The Court touched on some of the factors as to why it considered that the scheme was not feasible and this case demonstrates the power of the Singapore courts to test the feasibility of a scheme in light of the factual matrix surrounding the application and reject the scheme application even before it is put to creditors.
Facts of the Case
In December 2020, Kobian Pte Ltd (Kobian) applied to the Singapore High Court under section 64 of the Insolvency, Restructuring and Dissolution Act 2018 (IRDA) to propose a scheme of arrangement with its creditors. As held by the High Court in Re IM Skaugen SE  3 SLR 979;  SGHC 259, an applicant under section 64 may apply on either of the following bases:
- One is that it must have already proposed a compromise or arrangement to its creditors, in which case, it needed only to furnish evidence of creditor support and an explanation of the importance of that support to the proposed compromise or arrangement.

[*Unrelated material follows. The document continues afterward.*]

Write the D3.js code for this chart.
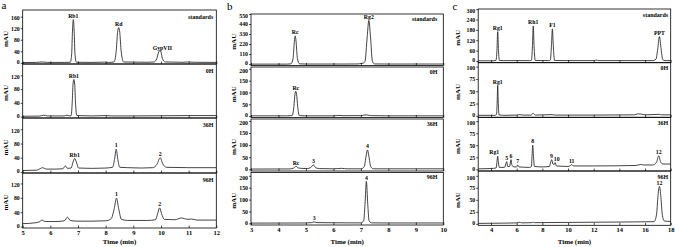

- The second basis is if it had not already made such a proposal to its creditors. Then it would need to:
- provide a brief description of the intended compromise or arrangement, containing sufficient particulars to enable the court to assess whether the intended compromise or arrangement is feasible and merits consideration by the company’s creditors; and
- show evidence of creditor support for and importance of the same.
Kobian had made its application on the second basis (i.e. it had not already made a proposal to its creditors). Where an applicant makes its application on this basis, it is now clear that the court will not only consider whether there is evidence of creditor support and whether the brief description of the intended compromise contains sufficient particulars, it will also separately assess at the stage of the application whether the intended scheme or arrangement is feasible and merits consideration by the creditors.
Court Denies the Application
In this case, it has been reported that the Court denied Kobian’s application as it found that, among other things, Kobian’s intended scheme of arrangement was not feasible.
As noted, the application was made by Kobian in December 2020. In deciding that the intended scheme or arrangement was not feasible, the Court noted that Kobian had run into financial difficulties much earlier, in January 2020. Accordingly, by the time the application was made in December 2020 and heard in January 2021, Kobian’s financing banks had already terminated their banking lines. In the view of the Court, Kobian’s financial position had deteriorated to the point that the intended proposal would not be feasible.
Ultimately, whether a proposed scheme is feasible is a question of fact and a court will therefore consider the entire factual matrix. There is not a clear legal test of feasibility – although it’s clear from this case that delaying a scheme application and allowing the financial position of the company to deteriorate can prove fatal to the application. It should also be noted that, in this case, the Court had also found that Kobian had not met the other two requirements for the grant of the application: evidence of creditor support and a sufficiently particularised description of the intended scheme or arrangement.
The requirement of feasibility may be usefully analogized as the scheme of arrangement equivalent of the assessment made by the court in considering an application for judicial management where, among other things, the court considers whether there is a reasonable probability of rehabilitating the company or of preserving all or part of its business as a going concern. Seen in this way, the requirement of feasibility performs a useful gatekeeper function of ensuring that time and resources are not spent on a scheme that even if approved will not actually save the company.